A Senate panel voted 21-2 on March 10 to revive the effort to toughen the state’s ethics laws. But most observers give it little chance of passing this year on the Senate floor.
Why? A large number of Democratic senators and some Republicans have adamantly refused to support a bill that would revamp the State Ethics Commission to independently investigate accusations of ethics violations by state lawmakers. The Senate Judiciary Committee took up a House-passed ethics bill, but rather than consider that bill, the committee replaced its language with a proposal nearly the same as one that died in the Senate in February.
Ethics complaints now are investigated by ethics committees in the House and Senate, meaning that members of those bodies essentially are investigating their own peers. Under the House bill and a bill sponsored by Senate Judiciary Chairman Larry Martin, R-Pickens, last month, a restructured State Ethics Commission would have been charged with investigating legislators.
But a majority of senators now support an alternative plan sponsored by Sen. Luke Rankin, R-Horry, that keeps lawmakers involved in investigating themselves. Rankin proposed a new ethics panel made up of lawmakers and members of the public to handle only ethics complaints against lawmakers.
But it is worth asking why Rankin and those who support his plan place so much emphasis on keeping lawmakers directly involved in the investigative process. Lynn Teague of the League of Women Voters offers a plausible reason: “They wouldn’t be insisting on legislators being on that committee if they didn’t think those legislators could control the outcomes.”
Gov. Nikki Haley, who, along with House Speaker Jay Lucas, R-Hartsville, has been strongly championing ethics reform this year, openly singled out Rankin and Senate President Hugh Leatherman, R-Florence, for obstructing the reform effort. The governor said the public would not be able to trust the process proposed by Rankin.
Part of the rationale offered by Rankin for creating a new commission composed of lawmakers and public citizens is that the current State Ethics Commission is overworked investigating ethics complaints relating to all state and local public officials other than lawmakers. But the primary reason the commission can’t handle its workload is because lawmakers fail to provide the money for enough staff to do the job.
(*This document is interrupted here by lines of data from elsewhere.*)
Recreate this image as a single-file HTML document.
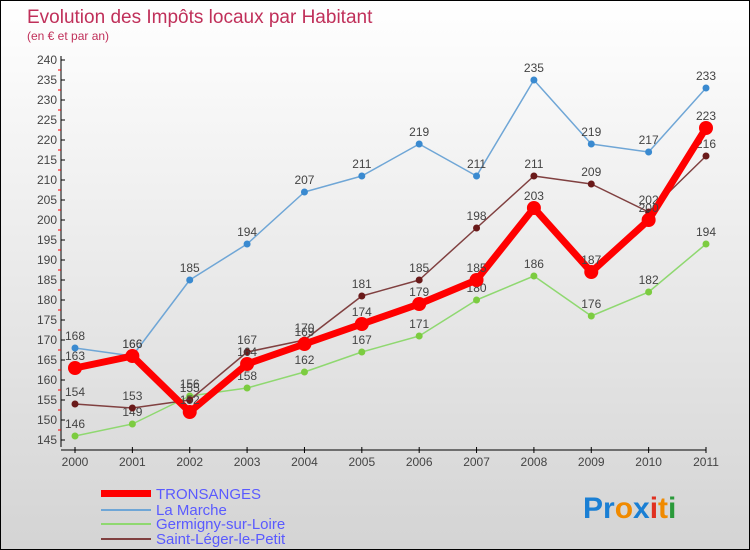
<!DOCTYPE html>
<html><head><meta charset="utf-8"><style>
body{margin:0;}
#c{width:748px;height:548px;border:1px solid #000;background:linear-gradient(#fff,#d4d4d4);position:relative;font-family:"Liberation Sans",sans-serif;overflow:hidden}
svg text{font-family:"Liberation Sans",sans-serif}
</style></head><body>
<div id="c">
<svg id="s" width="748" height="548">
<text x="26" y="22" font-size="19" fill="#c0305a">Evolution des Impôts locaux par Habitant</text>
<text x="26" y="39" font-size="12" fill="#c0305a">(en € et par an)</text>
<g id="axes"></g><g id="series"></g>
<g>
<rect x="100" y="489" width="50" height="7" fill="#f00"/>
<text x="155" y="498" font-size="15" fill="#5a5aff">TRONSANGES</text>
<rect x="100" y="508" width="50" height="2" fill="#6fa6d6"/>
<text x="155" y="514" font-size="15" fill="#5a5aff">La Marche</text>
<rect x="100" y="522" width="50" height="2" fill="#8fd870"/>
<text x="155" y="528" font-size="15" fill="#5a5aff">Germigny-sur-Loire</text>
<rect x="100" y="537" width="50" height="2" fill="#804040"/>
<text x="155" y="543" font-size="15" fill="#5a5aff">Saint-Léger-le-Petit</text>
</g>
<g font-size="30" font-weight="bold">
<text x="582" y="517"><tspan fill="#1a7fd4">Pr</tspan><tspan fill="#f08a00">o</tspan><tspan fill="#1a7fd4">x</tspan><tspan fill="#e03020">i</tspan><tspan fill="#f08a00">t</tspan><tspan fill="#2a9a3a">i</tspan></text>
</g>
</svg>
</div>
<script>
const years=["2000","2001","2002","2003","2004","2005","2006","2007","2008","2009","2010","2011"];
const yTicks=[145,150,155,160,165,170,175,180,185,190,195,200,205,210,215,220,225,230,235,240];
const tronsanges=[163,166,152,164,169,174,179,185,203,187,200,223];
const laMarche=[168,166,185,194,207,211,219,211,235,219,217,233];
const germigny=[146,149,156,158,162,167,171,180,186,176,182,194];
const saintLeger=[154,153,155,167,170,181,185,198,211,209,202,216];
const NS="http://www.w3.org/2000/svg";
function X(i){return 74+i*(631/11);}
function Y(v){return 59+(240-v)*4;}
function mk(t,a,p){const e=document.createElementNS(NS,t);for(const k in a)e.setAttribute(k,a[k]);p.appendChild(e);return e;}
const ax=document.getElementById('axes');
const yl=mk('line',{x1:60,y1:55,x2:60,y2:446,stroke:'#000'},ax);


yTicks.forEach(v=>{
 mk('line',{x1:60,x2:64,y1:Y(v),y2:Y(v),stroke:'#000'},ax);
 if(v<240) mk('line',{x1:57,x2:60,y1:Y(v+2.5),y2:Y(v+2.5),stroke:'#f00'},ax);
 const t=mk('text',{x:56,y:Y(v)+4,'font-size':12,fill:'#444','text-anchor':'end'},ax);t.textContent=v;
 
 
});
const xl=mk('line',{x1:60,y1:449,x2:X(11),y2:449,stroke:'#000'},ax);


years.forEach((y,i)=>{
 mk('line',{x1:X(i),x2:X(i),y1:446,y2:452,stroke:'#000'},ax);
 const t=mk('text',{x:X(i),y:465,'font-size':12,fill:'#444','text-anchor':'middle'},ax);t.textContent=y;
 
 
});
const sg=document.getElementById('series');
function draw(d,color,w,r,dot,name){
 const g=mk('g',{},sg);
 
 
 mk('polyline',{points:d.map((v,i)=>X(i)+','+Y(v)).join(' '),fill:'none',stroke:color,'stroke-width':w,'stroke-linejoin':'round'},g);
 d.forEach((v,i)=>{
  const c=mk('circle',{cx:X(i),cy:Y(v),r:r,fill:dot},g);
  
  
  const t=mk('text',{x:X(i),y:Y(v)-8,'font-size':12,fill:'#444','text-anchor':'middle'},g);t.textContent=v;
  
  
 });
}
draw(germigny,'#8fd870',1.5,3.5,'#7ccc40','germigny');
draw(saintLeger,'#804040',1.5,3.5,'#6a1a1a','saint-leger');
draw(laMarche,'#6fa6d6',1.5,3.5,'#3a8ad0','la-marche');
draw(tronsanges,'#f00',7,7,'#f00','tronsanges');
</script>
</body></html>
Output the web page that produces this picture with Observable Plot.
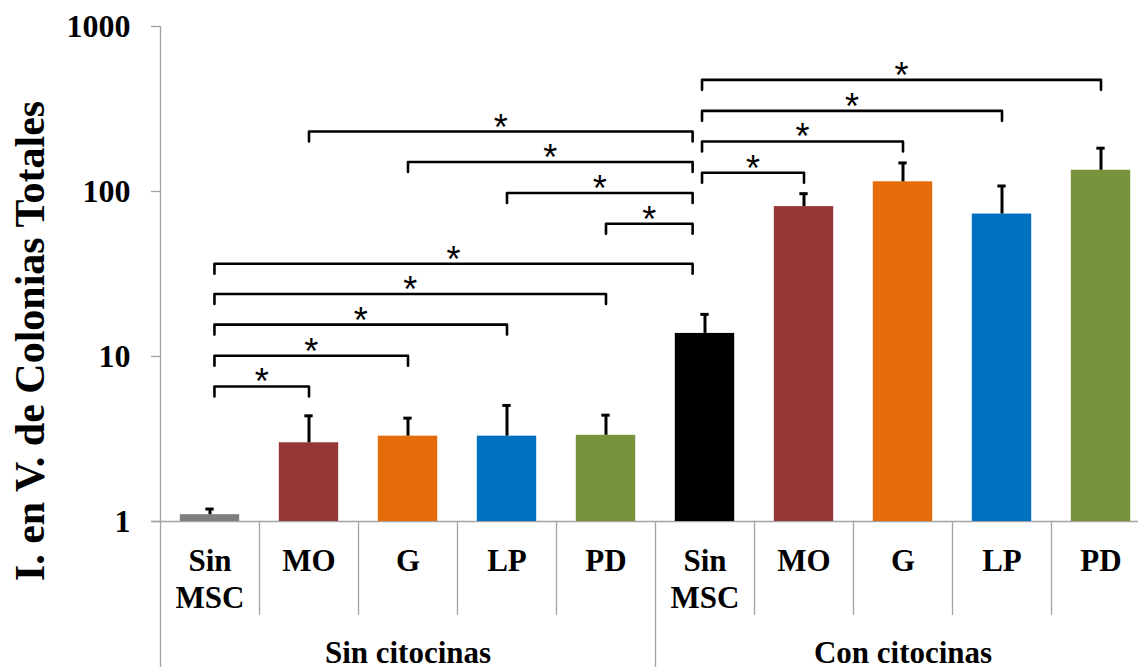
<!DOCTYPE html>
<html>
<head>
<meta charset="utf-8">
<script src="https://cdn.jsdelivr.net/npm/d3@7"></script>
<script src="https://cdn.jsdelivr.net/npm/@observablehq/plot@0.6"></script>
<style>
  html, body { margin: 0; padding: 0; background: #fff; overflow: hidden; width: 1138px; height: 667px; }
  #chart svg { max-width: none !important; display: block; }
</style>
</head>
<body>
<div id="chart"></div>
<script>
// ---- data ----
const categories = ["Sin\nMSC", "MO", "G", "LP", "PD", "Sin\nMSC", "MO", "G", "LP", "PD"];
const groups = ["Sin citocinas", "Con citocinas"];
const values = [1.10, 3.0, 3.29, 3.29, 3.33, 13.8, 81, 114.5, 73, 134.5];
const errorTops = [1.19, 4.37, 4.23, 5.05, 4.41, 18.0, 97, 149, 108, 183];
const barColors = ["#7f7f7f", "#953735", "#e46c0a", "#0070c0", "#77933c", "#000000", "#953735", "#e46c0a", "#0070c0", "#77933c"];
const yTicks = [1, 10, 100, 1000];
const yLabel = "I. en V. de Colonias Totales";
const bracketFrom = [0, 0, 0, 0, 0, 4, 3, 2, 1, 5, 5, 5, 5];
const bracketTo = [1, 2, 3, 4, 5, 5, 5, 5, 5, 6, 7, 8, 9];
const bracketLevel = [6.58, 10.1, 15.6, 23.9, 36.5, 63.7, 98, 151, 231, 130, 201, 308, 475];
const bracketMark = "*";

// ---- derived tables ----
const perGroup = categories.length / groups.length;
const bars = categories.map((c, i) => ({i, c, value: values[i], err: errorTops[i], color: barColors[i]}));
const dropRatio = 0.87;
const brackets = bracketFrom.map((f, k) => {
  const t = bracketTo[k];
  const a = f + 0.5 + (f === 0 ? 0.045 : 0) + (f === perGroup ? -0.03 : 0);
  const b = t + 0.5 + (t === perGroup && f < perGroup ? -0.125 : 0);
  return {k, a, b, level: bracketLevel[k], mid: (a + b) / 2};
});
const bracketPts = brackets.flatMap(d => [
  {k: d.k, x: d.a, y: d.level * dropRatio},
  {k: d.k, x: d.a, y: d.level},
  {k: d.k, x: d.b, y: d.level},
  {k: d.k, x: d.b, y: d.level * dropRatio}
]);
const boundaries = d3.range(1, categories.length).map(i => ({x: i, major: i % perGroup === 0}));

const serif = "'Liberation Serif', 'Times New Roman', serif";
const gray = "#a3a3a3";

const chart = Plot.plot({
  width: 1151,
  height: 667,
  marginLeft: 160,
  marginRight: 1,
  marginTop: 26,
  marginBottom: 146,
  style: {maxWidth: "none", fontFamily: serif, background: "#fff"},
  x: {type: "linear", domain: [0, categories.length], axis: null},
  y: {type: "log", domain: [1, 1000], axis: null},
  color: {type: "identity"},
  marks: [
    // axis lines & separators
    Plot.ruleX([0], {x: d => d, y1: 1000, y2: 1, insetBottom: -146, stroke: gray, strokeWidth: 1.3}),
    Plot.ruleY([1], {y: d => d, x1: 0, x2: categories.length, insetLeft: -9, stroke: gray, strokeWidth: 1.3}),
    Plot.ruleX(boundaries.filter(d => !d.major), {x: "x", y1: 1, y2: 1, insetBottom: -94, stroke: gray, strokeWidth: 1.3}),
    Plot.ruleX(boundaries.filter(d => d.major), {x: "x", y1: 1, y2: 1, insetBottom: -146, stroke: gray, strokeWidth: 1.3}),
    Plot.axisY({ticks: yTicks, tickFormat: d => String(d), tickSize: 9, tickPadding: 21, fontSize: 32, fontWeight: "bold", fontFamily: serif, stroke: gray, strokeWidth: 1.3, color: "#000", label: null}),
    // bars
    Plot.rect(bars, {x1: d => d.i + 0.2, x2: d => d.i + 0.8, y1: () => 1, y2: "value", fill: "color"}),
    // error bars
    Plot.ruleX(bars, {x: d => d.i + 0.5, y1: "value", y2: "err", stroke: "#000", strokeWidth: 3}),
    Plot.ruleY(bars, {y: "err", x1: d => d.i + 0.5 - 0.042, x2: d => d.i + 0.5 + 0.042, stroke: "#000", strokeWidth: 3}),
    // significance brackets
    Plot.line(bracketPts, {x: "x", y: "y", z: "k", stroke: "#000", strokeWidth: 2.6, strokeLinejoin: "round", curve: "linear"}),
    Plot.text(brackets, {x: "mid", y: "level", text: () => bracketMark, lineAnchor: "bottom", dy: 8, fontSize: 36, fontFamily: "'Liberation Sans', Arial, sans-serif", fill: "#000"}),
    // category labels
    Plot.text(categories, {x: (d, i) => i + 0.5, frameAnchor: "bottom", lineAnchor: "top", lineHeight: 1.2, dy: 22.6, text: d => d, fontSize: 31, fontWeight: "bold", fontFamily: serif, fill: "#000"}),
    // group labels
    Plot.text(groups, {x: (d, i) => i * perGroup + perGroup / 2, frameAnchor: "bottom", lineAnchor: "bottom", dy: 141, text: d => d, fontSize: 31, fontWeight: "bold", fontFamily: serif, fill: "#000"}),
    // y title
    Plot.text([yLabel], {frameAnchor: "left", text: d => d, rotate: -90, lineAnchor: "bottom", textAnchor: "middle", dx: -117, dy: 67, fontSize: 42, fontWeight: "bold", fontFamily: serif, fill: "#000"})
  ]
});
document.getElementById("chart").appendChild(chart);
</script>
</body>
</html>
Haley is right. The only investigative commission that would have any real credibility is an independent panel that conducts its business in public.
A bill that creates such a commission could have been well on it way to her desk for signature by now if the Senate had followed the lead of the House. Instead, ethics reform was hijacked by senators who don’t want to cede direct control over the process.
This sends the message that many senators consider themselves a privileged class whose actions relating to their public service should not be subjected to scrutiny by disinterested investigators. But good government demands that elected officials operate openly and transparently, which requires independent oversight.
The state’s ethics laws have not been changed in 20 years, and we hope this is not the end of the struggle to enact meaningful reforms. Unfortunately, it appears that a few senators may be capable of derailing this effort.
In summary
While ethics reform bill has a slight chance of passage this session, many observers believe that chances of its revival are slim.